Many of the women I talked to said their new homes aren’t about them. It’s about their children. Mixed income means cleaner, safer neighborhoods. But often the move causes angst for young people.

Ambi: gathering of young people.

A group of Oakwood Shores teens recently wrote and performed a play entitled “The Other Side of the Fence.” Here’s a scene from rehearsal between mother and son characters.

PLAY: Nobody asked me anything. Nobody asked me if I wanted to move to Oakwood Shores. You all happy to move over there. I don’t want to move over there.

MOM: Don’t you want to move somewhere safe? I’m a single working mother and I want to know while I’m at work you’re safe.

SON: Mom, aren’t you the person who always told me no place is safe? What makes Oakwood Shores safer than what’s left of the Wells? Why they gotta tear down where we live? I know it ain’t the best place in the world but I love it here, I grew up here. My friends are here. I want to stay.

MOM: I don’t know what to tell you except that we’re moving whether you like it or not.

Many of the young people moving into mixed income feel as though a piece of their identity fell into the rubble along with the demolished buildings.

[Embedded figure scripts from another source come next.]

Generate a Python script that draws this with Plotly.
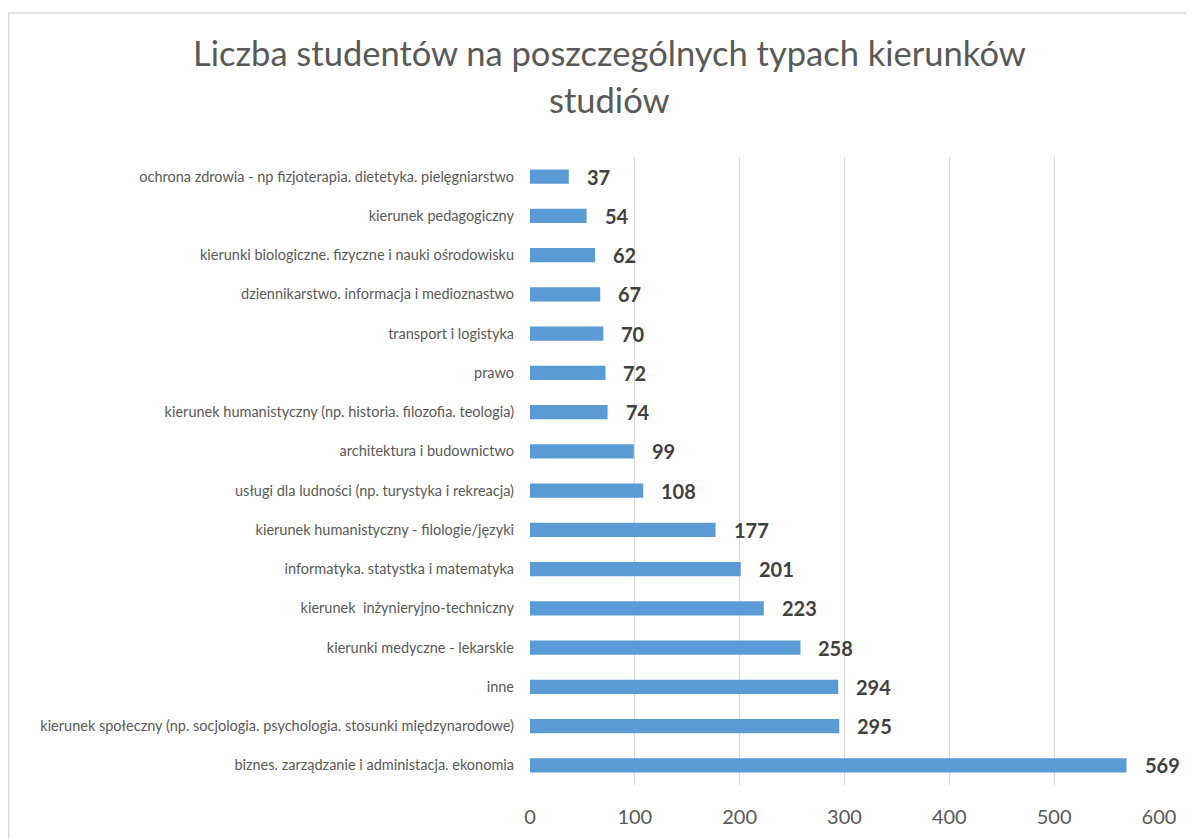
import plotly.graph_objects as go

categories = [
    "ochrona zdrowia - np fizjoterapia. dietetyka. pielęgniarstwo",
    "kierunek pedagogiczny",
    "kierunki biologiczne. fizyczne i nauki ośrodowisku",
    "dziennikarstwo. informacja i medioznastwo",
    "transport i logistyka",
    "prawo",
    "kierunek humanistyczny (np. historia. filozofia. teologia)",
    "architektura i budownictwo",
    "usługi dla ludności (np. turystyka i rekreacja)",
    "kierunek humanistyczny - filologie/języki",
    "informatyka. statystka i matematyka",
    "kierunek  inżynieryjno-techniczny",
    "kierunki medyczne - lekarskie",
    "inne",
    "kierunek społeczny (np. socjologia. psychologia. stosunki międzynarodowe)",
    "biznes. zarządzanie i administacja. ekonomia",
]
values = [37, 54, 62, 67, 70, 72, 74, 99, 108, 177, 201, 223, 258, 294, 295, 569]
x_ticks = [0, 100, 200, 300, 400, 500, 600]
title_lines = ["Liczba studentów na poszczególnych typach kierunków", "studiów"]

# page has an 8px body margin; figure is sized so it fits the window
OFF = 8
PAGE_W, PAGE_H = 1194, 839
W, H = PAGE_W - OFF, PAGE_H - OFF
plot_left, plot_right, plot_top, plot_bottom = 530, 1159, 157, 784.6
L, R = plot_left - OFF, PAGE_W - plot_right
T, B = plot_top - OFF, PAGE_H - plot_bottom
pw, ph = plot_right - plot_left, plot_bottom - plot_top


def px(page_x):
    return (page_x - plot_left) / pw


def py(page_y):
    return (plot_bottom - page_y) / ph


fig = go.Figure(go.Bar(
    x=values, y=categories, orientation="h",
    marker=dict(color="#5B9BD5", line=dict(width=0)),
    hoverinfo="x+y",
))

for c, v in zip(categories, values):
    fig.add_annotation(
        x=v, y=c, xref="x", yref="y", text=f"<b>{v}</b>", showarrow=False,
        xanchor="left", yanchor="middle", xshift=16,
        font=dict(family="Lato", size=20, color="#404040"),
    )

fig.add_annotation(x=px(609), y=py(53), xref="paper", yref="paper", text=title_lines[0],
                   showarrow=False, xanchor="center", yanchor="middle",
                   font=dict(family="Lato", size=34.5, color="#595959"))
fig.add_annotation(x=px(609), y=py(100), xref="paper", yref="paper", text=title_lines[1],
                   showarrow=False, xanchor="center", yanchor="middle",
                   font=dict(family="Lato", size=34.5, color="#595959"))

fig.add_shape(type="rect", xref="paper", yref="paper",
              x0=px(8.5), x1=px(1220), y0=py(870), y1=py(13),
              line=dict(color="#D9D9D9", width=1.5), fillcolor="rgba(0,0,0,0)", layer="below")

fig.update_layout(
    width=W, height=H,
    margin=dict(l=L, r=R, t=T, b=B, autoexpand=False),
    paper_bgcolor="white", plot_bgcolor="white",
    bargap=0.64, showlegend=False,
    xaxis=dict(range=[0, 600], tickvals=x_ticks, showgrid=True, gridcolor="#D9D9D9", gridwidth=1.3,
               zeroline=False, showline=False, ticks="",
               tickfont=dict(family="Lato", size=20, color="#595959"), ticklabelstandoff=18),
    yaxis=dict(autorange="reversed", showgrid=False, zeroline=False, showline=False, ticks="",
               tickfont=dict(family="Lato", size=14.5, color="#595959"), ticklabelstandoff=15),
)

fig.write_html("out.html")
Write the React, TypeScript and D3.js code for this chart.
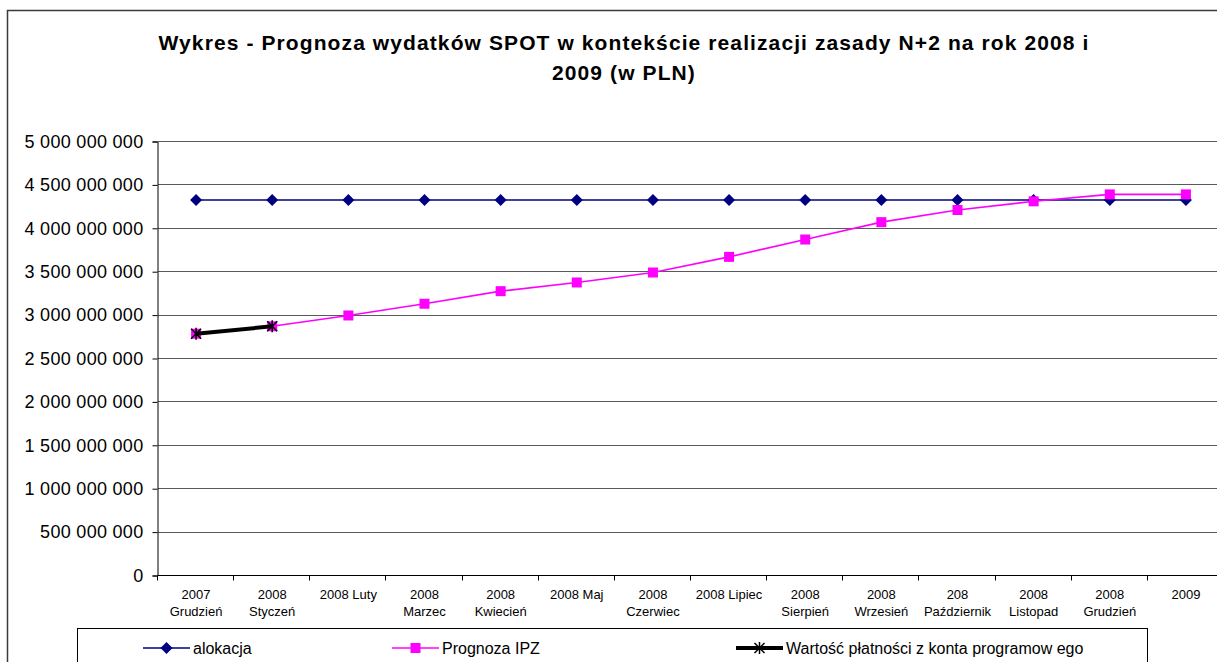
import { useEffect, useRef } from 'react'
import * as d3 from 'd3'

const W = 1217
const H = 662

const categories = [
  '2007\nGrudzień', '2008\nStyczeń', '2008 Luty', '2008\nMarzec', '2008\nKwiecień', '2008 Maj',
  '2008\nCzerwiec', '2008 Lipiec', '2008\nSierpień', '2008\nWrzesień', '208\nPaździernik',
  '2008\nListopad', '2008\nGrudzień', '2009',
]
const alokacja = [
  4.32e9, 4.32e9, 4.32e9, 4.32e9, 4.32e9, 4.32e9, 4.32e9,
  4.32e9, 4.32e9, 4.32e9, 4.32e9, 4.32e9, 4.32e9, 4.32e9,
]
const prognozaIPZ = [
  2.78e9, 2.865e9, 2.99e9, 3.125e9, 3.27e9, 3.37e9, 3.485e9,
  3.665e9, 3.865e9, 4.065e9, 4.205e9, 4.305e9, 4.385e9, 4.385e9,
]
const wartoscPlatnosci: (number | null)[] = [
  2.78e9, 2.865e9, null, null, null, null, null,
  null, null, null, null, null, null, null,
]
const yTicks = [0, 5e8, 1e9, 1.5e9, 2e9, 2.5e9, 3e9, 3.5e9, 4e9, 4.5e9, 5e9]
const titleLines = [
  'Wykres - Prognoza wydatków SPOT w kontekście realizacji zasady N+2 na rok 2008 i',
  '2009 (w PLN)',
]
const legendLabels = ['alokacja', 'Prognoza IPZ', 'Wartość płatności z konta programow ego']

const PLOT = { left: 158, right: 1224, top: 141, bottom: 575 }
const FONT = 'Liberation Sans, Arial, sans-serif'

const fmt = (v: number) => d3.format(',')(v).replace(/,/g, ' ')

const diamond = 'M0,-6L6,0L0,6L-6,0Z'
const square = 'M-5,-5L5,-5L5,5L-5,5Z'
const star = 'M-5,-5L5,5M-5,5L5,-5M0,-6L0,6'

export default function App() {
  const svgRef = useRef<SVGSVGElement>(null)

  useEffect(() => {
    const svg = d3.select(svgRef.current)
    svg.selectAll('*').remove()

    const x = d3.scaleBand<number>()
      .domain(categories.map((_, i) => i))
      .range([PLOT.left, PLOT.right])
    const cx = (i: number) => (x(i) ?? 0) + x.bandwidth() / 2
    const y = d3.scaleLinear().domain([0, 5e9]).range([PLOT.bottom, PLOT.top])

    // ramka wykresu
    svg.append('rect')
      .attr('x', 7.5).attr('y', 10.5)
      .attr('width', W + 20).attr('height', H + 20)
      .attr('fill', '#fff').attr('stroke', '#3a3a3a').attr('stroke-width', 1.5)

    // tytuł
    svg.append('text')
      .attr('text-anchor', 'middle')
      .attr('font-family', FONT).attr('font-weight', 'bold').attr('font-size', 21)
      .attr('letter-spacing', 1.1)
      .selectAll('tspan')
      .data(titleLines)
      .join('tspan')
      .attr('x', 624)
      .attr('y', (_, i) => 50 + i * 30)
      .text(d => d)

    // siatka
    svg.append('g')
      .selectAll('line')
      .data(yTicks.filter(t => t > 0))
      .join('line')
      .attr('x1', PLOT.left).attr('x2', PLOT.right)
      .attr('y1', d => Math.round(y(d)) + 0.5).attr('y2', d => Math.round(y(d)) + 0.5)
      .attr('stroke', '#5a5a5a').attr('stroke-width', 1)

    // oś Y
    const gy = svg.append('g').attr('transform', `translate(${Math.round(PLOT.left) - 0.5},0.5)`)
      .call(d3.axisLeft(y).tickValues(yTicks).tickSize(5).tickPadding(9).tickFormat(d => fmt(+d)))
    gy.select('.domain').attr('stroke', '#000')
    gy.selectAll('line').attr('stroke', '#000')
    gy.selectAll('text').attr('fill', '#000').attr('font-family', FONT).attr('font-size', 18)
      .attr('letter-spacing', 0.3)

    // oś X
    const gx = svg.append('g').attr('transform', `translate(0,${Math.round(PLOT.bottom) + 0.5})`)
    gx.append('line')
      .attr('x1', PLOT.left).attr('x2', PLOT.right)
      .attr('stroke', '#000')
    gx.selectAll('line.tick')
      .data(d3.range(categories.length + 1))
      .join('line')
      .attr('class', 'tick')
      .attr('x1', i => Math.round(PLOT.left + i * x.bandwidth()) - 0.5)
      .attr('x2', i => Math.round(PLOT.left + i * x.bandwidth()) - 0.5)
      .attr('y1', 0).attr('y2', 5)
      .attr('stroke', '#000')
    gx.selectAll('text')
      .data(categories)
      .join('text')
      .attr('text-anchor', 'middle')
      .attr('font-family', FONT).attr('font-size', 13)
      .attr('fill', '#000')
      .each(function (d, i) {
        d3.select(this).selectAll('tspan')
          .data(d.split('\n'))
          .join('tspan')
          .attr('x', cx(i))
          .attr('y', (_, k) => 23 + k * 17)
          .text(t => t)
      })

    // serie
    const lineGen = d3.line<number | null>()
      .defined(d => d != null)
      .x((_, i) => cx(i))
      .y(d => y(d as number))

    svg.append('path').datum(alokacja as (number | null)[])
      .attr('d', lineGen).attr('fill', 'none').attr('stroke', '#000080').attr('stroke-width', 1.6)
    svg.append('g').selectAll('path')
      .data(alokacja)
      .join('path')
      .attr('transform', (d, i) => `translate(${cx(i)},${y(d)})`)
      .attr('d', diamond).attr('fill', '#000080')

    svg.append('path').datum(prognozaIPZ as (number | null)[])
      .attr('d', lineGen).attr('fill', 'none').attr('stroke', '#ff00ff').attr('stroke-width', 1.6)
    svg.append('g').selectAll('path')
      .data(prognozaIPZ)
      .join('path')
      .attr('transform', (d, i) => `translate(${cx(i)},${y(d)})`)
      .attr('d', square).attr('fill', '#ff00ff')

    svg.append('path').datum(wartoscPlatnosci)
      .attr('d', lineGen).attr('fill', 'none').attr('stroke', '#000').attr('stroke-width', 4)
    svg.append('g').selectAll('path')
      .data(wartoscPlatnosci.map((v, i) => ({ v, i })).filter(d => d.v != null))
      .join('path')
      .attr('transform', d => `translate(${cx(d.i)},${y(d.v as number)})`)
      .attr('d', star).attr('fill', 'none').attr('stroke', '#000').attr('stroke-width', 1.5)

    // legenda
    const lg = svg.append('g')
    lg.append('rect')
      .attr('x', 77.5).attr('y', 628.5).attr('width', 1070).attr('height', 60)
      .attr('fill', '#fff').attr('stroke', '#000').attr('stroke-width', 1)
    const items = [
      { label: legendLabels[0], x: 143, color: '#000080', width: 1.6, marker: diamond, fill: true },
      { label: legendLabels[1], x: 392, color: '#ff00ff', width: 1.6, marker: square, fill: true },
      { label: legendLabels[2], x: 736, color: '#000', width: 4, marker: star, fill: false },
    ]
    const ly = 648
    items.forEach(it => {
      lg.append('line')
        .attr('x1', it.x).attr('x2', it.x + 47).attr('y1', ly).attr('y2', ly)
        .attr('stroke', it.color).attr('stroke-width', it.width)
      lg.append('path')
        .attr('transform', `translate(${it.x + 23.5},${ly})`)
        .attr('d', it.marker)
        .attr('fill', it.fill ? it.color : 'none')
        .attr('stroke', it.fill ? 'none' : it.color).attr('stroke-width', 1.5)
      lg.append('text')
        .attr('x', it.x + 50).attr('y', ly + 6)
        .attr('font-family', FONT).attr('font-size', 16).attr('fill', '#000')
        .text(it.label)
    })
  }, [])

  return (
    <svg
      ref={svgRef}
      width={W}
      height={H}
      style={{ position: 'absolute', left: 0, top: 0, background: '#fff' }}
    />
  )
}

And their new surroundings look and feel completely different.

Ambi: Smith kitchen.

Kelly Smith shows me around her three-bedroom Oakwood Shores apartment while telling her daughter to clean up. When Smith made the move to Oakwood Shores, she also decided to transfer her children to charter schools. She says these schools are better. In fact she feels like she’s starting over here.

SMITH: Over it was just so much going on, you were scared to leave your kids or go outside and play for one minute. Over here, you can let them go outside and play and not have to worry about too much.

A criticism of mixed income is that only a fraction of CHA residents get to return to the new communities. The public housing units demolished exceed the number of replacement housing.

And Case Western’s Joseph found up to 80 percent of residents don’t meet the criteria to live there. Oakwood Shores residents like Smith and Bailey who came from Wells know they are being held to a higher standard of behavior than what was the norm at Wells.

All CHA residents new to mixed income housing must attend a class on “how to behave” before they can move in. Residents deal with it. But it raises touchy questions about class and culture.